Однако с подобными утверждениями нельзя согласиться. Не говоря уже о том, что довольно напряженная политическая обстановка и борьба, развернувшаяся в первые же месяцы 59 г., требовали всех сил и внимания к текущим, злободневным вопросам, Цезарь в это время еще не был первостепенной фигурой как среди политических деятелей Рима вообще, так и среди членов триумвирата в частности. Следовательно, говорить о каких–то мероприятиях, проводимых им в расчете на будущее единовластие, абсолютно не приходится. Да и объективный анализ законодательной деятельности Цезаря за время его первого консулата не дает никаких оснований для подобных телеологических выводов.

Цезарь еще до вступления в должность заявил о своем намерении предложить проект аграрного закона. Очевидно, следует говорить о двух аграрных законах Цезаря, как на этом настаивает Эд. Мейер, с которым можно согласиться и по поводу того, что эти законы объединяли основные моменты, имевшиеся в проектах Сервилия Рулла, с теми требованиями, которые в предыдущем году столь неудачно пытался провести в интересах Помпея трибун Флавий.

Несмотря на умеренный характер первого аграрного закона, несмотря на все попытки Цезаря сохранить лояльность по отношению к сенату и его заигрывание с отдельными влиятельными сенаторами вплоть до Цицерона и Бибула, проект аграрного закона был встречен крайне отрицательно. Сенаторов шокировало уже то обстоятельство, что в нарушение давних традиций консул вносит аграрные законопроекты, т.е. занимается делами, совершать которые, по словам Плутарха, более подобало бы «какому–нибудь дерзкому народному трибуну, а отнюдь не консулу».

Однако первый аграрный закон Цезаря действительно был умеренным и осторожным.

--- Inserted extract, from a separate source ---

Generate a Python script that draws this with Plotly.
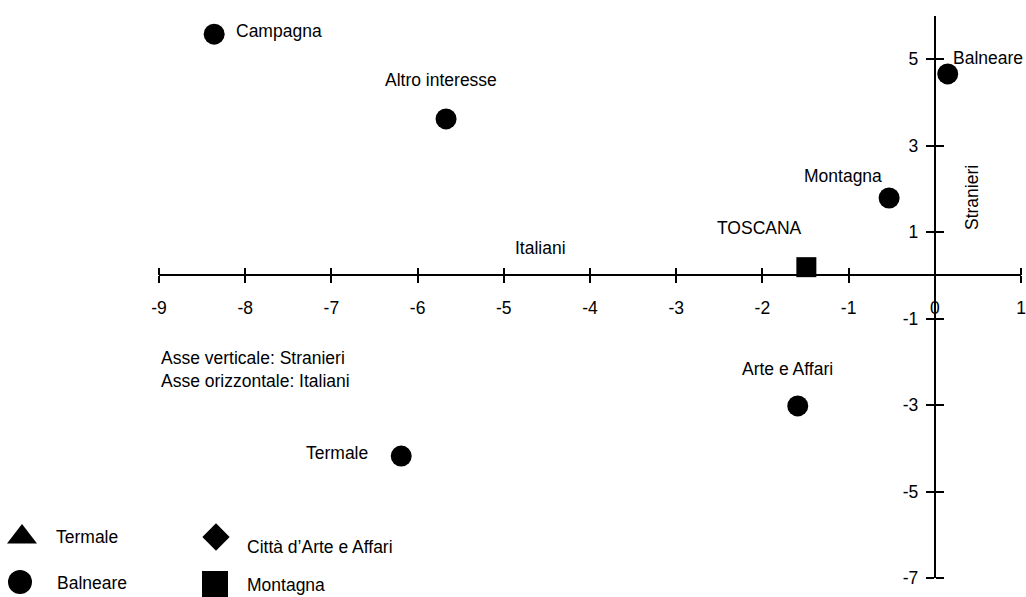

Он имел в виду раздел государственных земель, за исключением земель в Кампании и некоторых других районах. Кроме того, предполагалась покупка земли за счет средств от податей с новых провинций и военной добычи Помпея, но лишь у лиц, согласных продавать ее по цене, установленной при составлении цензовых списков. Земельные наделы, которые могли быть получены по этому закону, нельзя было отчуждать в течение 20 лет. Для проведения закона в жизнь предлагалось создать комиссию из 20 человек, (в которую, кстати говоря, Цезарь решительно отказался войти и в составе которой руководство поручалось коллегии из пяти человек).

Внося свой проект аграрного закона в сенат, Цезарь заявил, что он даст ему ход лишь при условии одобрения проекта сенатом и что он согласен пойти на приемлемые изменения и дополнения к проекту. Вместе с тем, для того чтобы поставить сенат под контроль общественного мнения, Цезарь впервые ввел регулярную публикацию отчетов о сенатских заседаниях и народных собраниях. Однако все эти меры не помогли. Когда после длительных проволочек в сенате все же наконец состоялось обсуждение аграрного законопроекта, то ряд сенаторов высказались против, а Катон, применив излюбленный им способ обструкции — выступление с речью, длящейся до конца заседания, пытался вовсе сорвать голосование законопроекта. Цезарь отдал распоряжение об аресте Катона, но, поскольку вслед за этим большинство сенаторов стало покидать заседание, Цезарю пришлось фактически отменить (через одного из трибунов) свое распоряжение и распустить заседание, заявив, что отныне ему ничего не остается, как обратиться к народу.

Сенатские круги, верные своей тактике, попытались организовать «глухую оборону». Бибул и трое поддержавших его трибунов на основании наблюдений за небом говорили о неблагоприятных знамениях и со дня на день откладывали созыв комиций. Наконец Бибул объявил, что вообще все дни текущего года не годятся для проведения народных собраний. Цезарю пришлось назначить день голосования вопреки этим запретам. Сенаторы, собравшись в доме Бибула, решили оказать противодействие в самом народном собрании. Однако, когда Бибул появился на Форуме, еще в тот момент, пока Цезарь выступал с речью перед народом, произошла свалка: консульские фасцы Бибула были сломаны, сопровождавшие его трибуны ранены, а Катона, пытавшегося говорить с трибуны, дважды с нее стаскивали и выносили на руках. После этого закон был принят. Попытка Бибула на следующий день добиться решения сената, объявляющего на основании формальных моментов закон недействительным, уже не имела никакого успеха. Более того, когда Цезарь обязал сенаторов дать клятву в соблюдении принятого закона, то после недолгого колебания даже самые ярые противники как закона, так и лично Цезаря (в том числе Катон) вынуждены были поклясться. После этого были проведены выборы комиссии двадцати, в которую вошли Помпей, Красс, Теренций Варрон и др. Войти в состав этой комиссии, даже в ее руководящую пятерку, было предложено и Цицерону, но он, поколебавшись, не дал согласия.